Die Energie-Experten untersuchten nun mögliche Alternativen zu Erdgas, darunter Wärmepumpen, Biogas, lokal erzeugter Wasserstoff oder den Bau einer Flüssiggasanlage (LNG). Die aussichtsreichste Alternative zur zweiten Erdgasleitung ist eine LNG-Anlage. Doch die würde sehr viel Fläche verbrauchen. Auch das vorübergehende Abschalten von Großkunden wie der Universität wurde in die Berechnungen aufgenommen. Das Fazit von Britta Kleinertz: „Viele alternative Lösungsoptionen weisen ein vernachlässigbares Potenzial auf.“
Bei ihren Berechnungen betrachteten die Wissenschaftler zwei Szenarien: Beim ersten wird weiter geheizt wie bisher. In diesem Fall würde auch nach 2030 mehr Erdgas benötigt als die Leitung technisch hergibt. Das zweite Szenario berücksichtigt die Konstanzer Klimaschutzziele. Hierbei sinkt der Erdgasbedarf ab 2030 unterhalb die technisch mögliche Leistung der bestehenden Leitung.
Doch Britta Kleinertz betont: „Gegenüber der gesicherten Leistung von rund 306 MW besteht auch nach 2030 eine Deckungslücke, selbst wenn ein realistischer, aber ambitionierter Klimaschutzpfad befolgt wird.“ Deshalb müssten schon in diesem Winter Vorkehrungen getroffen werden.

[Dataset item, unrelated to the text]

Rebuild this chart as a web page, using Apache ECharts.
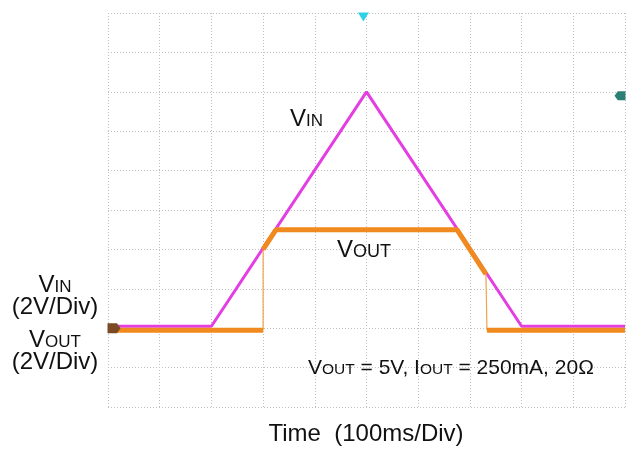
<!DOCTYPE html>
<html>
<head>
<meta charset="utf-8">
<script src="https://cdn.jsdelivr.net/npm/echarts@6/dist/echarts.min.js"></script>
<style>
  html, body { margin: 0; padding: 0; background: #fff; }
  #chart { width: 638px; height: 450px; }
</style>
</head>
<body>
<div id="chart"></div>
<script>
// Time base: 100 ms per division, 10 divisions
const timeTicks = [0, 100, 200, 300, 400, 500, 600, 700, 800, 900, 1000];
// Vertical: 2 V per division, ground two divisions above the bottom edge
const voltTicks = [-4, -2, 0, 2, 4, 6, 8, 10, 12, 14, 16];

// Input ramp (ms, V)
const vinTime  = [0,   200, 500, 800, 1000];
const vinVolts = [0.1, 0.1, 12,  0.1, 0.1];

// Output trace (ms, V); null breaks the trace where it switches
const voutTime  = [0,    300,  300, 300, 325, 675, 731,  731, 733,  1000];
const voutVolts = [-0.1, -0.1, null, 4,  5,   5,   2.75, null, -0.1, -0.1];

// Fast switching edges of the output (drawn thin)
const edgeTime  = [300,  300, 300,  731,  733];
const edgeVolts = [-0.1, 4,   null, 2.75, -0.1];

// Scope screen markers
const triggerTime = 494;
const triggerLevel = 11.8;

const FONT = '"Liberation Sans", Arial, sans-serif';

function pairs(xs, ys) {
  return xs.map((x, i) => [x, ys[i] === null ? '-' : ys[i]]);
}

// V with a small-caps style suffix (V_IN, V_OUT, ...)
function richStyle(big, small) {
  return {
    v: { fontSize: big, fontFamily: FONT, verticalAlign: 'bottom' },
    s: { fontSize: small, fontFamily: FONT, verticalAlign: 'bottom', padding: [0, 0, Math.round((big - small) * 0.2), 0] }
  };
}

const chart = echarts.init(document.getElementById('chart'), null, { renderer: 'canvas' });

const gridLine = { show: true, lineStyle: { color: '#c0c0c0', width: 1, type: [1, 2] } };

chart.setOption({
  animation: false,
  backgroundColor: '#ffffff',
  grid: { left: 108, right: 13, top: 13, bottom: 43, containLabel: false },
  xAxis: {
    type: 'value',
    min: timeTicks[0], max: timeTicks[timeTicks.length - 1], interval: 100,
    axisLine: { show: false }, axisTick: { show: false }, axisLabel: { show: false },
    splitLine: gridLine
  },
  yAxis: {
    type: 'value',
    min: voltTicks[0], max: voltTicks[voltTicks.length - 1], interval: 2,
    axisLine: { show: false }, axisTick: { show: false }, axisLabel: { show: false },
    splitLine: gridLine
  },
  series: [
    {
      name: 'VIN', type: 'line', showSymbol: false, z: 3,
      data: pairs(vinTime, vinVolts),
      lineStyle: { color: '#e43ee2', width: 3 },
      markPoint: {
        silent: true, z: 10,
        label: { show: false },
        data: [
          { coord: [triggerTime, voltTicks[voltTicks.length - 1]], symbol: 'triangle', symbolRotate: 180,
            symbolSize: [11, 9], symbolOffset: [0, 4], itemStyle: { color: '#2fd2e4' } },
          { coord: [timeTicks[timeTicks.length - 1], triggerLevel],
            symbol: 'path://M3,0 L10,0 L10,9 L3,9 L0,4.5 Z', symbolKeepAspect: false,
            symbolSize: [11, 9], symbolOffset: [-5, 0], itemStyle: { color: '#2c7f74' } }
        ]
      }
    },
    {
      name: 'VOUT edges', type: 'line', showSymbol: false, z: 4, connectNulls: false,
      data: pairs(edgeTime, edgeVolts),
      lineStyle: { color: '#f3a04a', width: 1.2 }
    },
    {
      name: 'VOUT', type: 'line', showSymbol: false, z: 5, connectNulls: false,
      data: pairs(voutTime, voutVolts),
      lineStyle: { color: '#f08a1e', width: 5 },
      markPoint: {
        silent: true, z: 10,
        label: { show: false },
        data: [
          { coord: [timeTicks[0], 0],
            symbol: 'path://M0,0 L8,0 L11,4.5 L8,9 L0,9 Z', symbolKeepAspect: false,
            symbolSize: [13, 10], symbolOffset: [6, 0], itemStyle: { color: '#7b4a22' } }
        ]
      }
    }
  ],
  graphic: [
    // trace labels inside the screen
    { type: 'text', left: 290, top: 107, z: 10,
      style: { text: '{v|V}{s|IN}', fill: '#111', rich: richStyle(24, 17) } },
    { type: 'text', left: 337, top: 238, z: 10,
      style: { text: '{v|V}{s|OUT}', fill: '#111', rich: richStyle(24, 18) } },
    // test condition
    { type: 'text', left: 308, top: 358, z: 10,
      style: { text: '{v|V}{s|OUT}{v| = 5V, I}{s|OUT}{v| = 250mA, 20\u03A9}', fill: '#111', rich: richStyle(21, 15.5) } },
    // channel scale labels
    { type: 'text', x: 55, y: 273, z: 10,
      style: { text: '{v|V}{s|IN}', fill: '#111', align: 'center', rich: richStyle(24, 17) } },
    { type: 'text', x: 55, y: 295, z: 10,
      style: { text: '(2V/Div)', fill: '#111', align: 'center', font: '24px ' + FONT } },
    { type: 'text', x: 55, y: 328, z: 10,
      style: { text: '{v|V}{s|OUT}', fill: '#111', align: 'center', rich: richStyle(24, 17) } },
    { type: 'text', x: 55, y: 350, z: 10,
      style: { text: '(2V/Div)', fill: '#111', align: 'center', font: '24px ' + FONT } },
    // time base
    { type: 'text', x: 366, y: 422, z: 10,
      style: { text: 'Time  (100ms/Div)', fill: '#111', align: 'center', font: '24px ' + FONT } }
  ]
});
</script>
</body>
</html>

Vororte könnten kalt werden
Klimaschützer bemängeln: Für die Versorgungssicherheit sei es sinnvoller, in einem extremen Winter Großverbraucher einige Tage nicht zu beheizen als Millionen von Euro in eine neue Pipeline zu investieren. Aber laut Gutachten reicht auch das nicht aus. Selbst nach dem Abschalten von Großkunden wie der Uni kann der Druck in der Gasleitung weiter fallen, wenn es zu kalt ist. Michael Müller erläutert: „Dann schalten zuerst die Heizungen in den Konstanzer Vororten alle ab, Tausende sitzen in kalten Wohnungen.“
Die Heizungen könnten auch nicht am nächsten Tag durch Erhöhen des Drucks einfach wieder in Gang gebracht werden. „Die Anlagen müssen alle per Hand wieder ans Netz genommen werden und das kann wochenlang dauern“, so Müller. Im kalten Jahr 2012 seien Bürgermeister durch ihre Gemeinden gefahren und hätten die Bürger aufgefordert, die Heizungen herunterzudrehen. „Aber wer macht das bei minus elf Grad Celsius?“, fragt Müller.
Doch Umweltschützer sehen das anders. So sagt Liv Friedrichs von der Umwelt- und Klimaschutzbewegung Extinction Rebellion: „Wir fordern die Stadtwerke Konstanz auf, die Planung der zweiten Gasleitung und die Werbung für Erdgas sofort zu stoppen. Wir brauchen die Stadtwerke, um die dringend nötige Energie- und Wärmewende voranzutreiben und nicht, um die knappe Zeit mit unnötigen Erdgasgeschäften zu verbummeln.“
Den Vorwurf, dass die Stadtwerke eine zweite Erdgasleitung wollen, um noch mehr Gas zu verkaufen, lässt Stadtwerke-Geschäftsführer Norbert Reuter nicht gelten. „Jede verbrauchte Einheit an Kohle und Erdgas ist zu viel, aber wir sind in der gesetzlichen Versorgungspflicht. Beide Optionen, eine neue Gasleitung oder eine LNG-Anlage, begeistern uns nicht. Das ist für uns auch nicht bequem.“ Im Januar soll die Entscheidung fallen.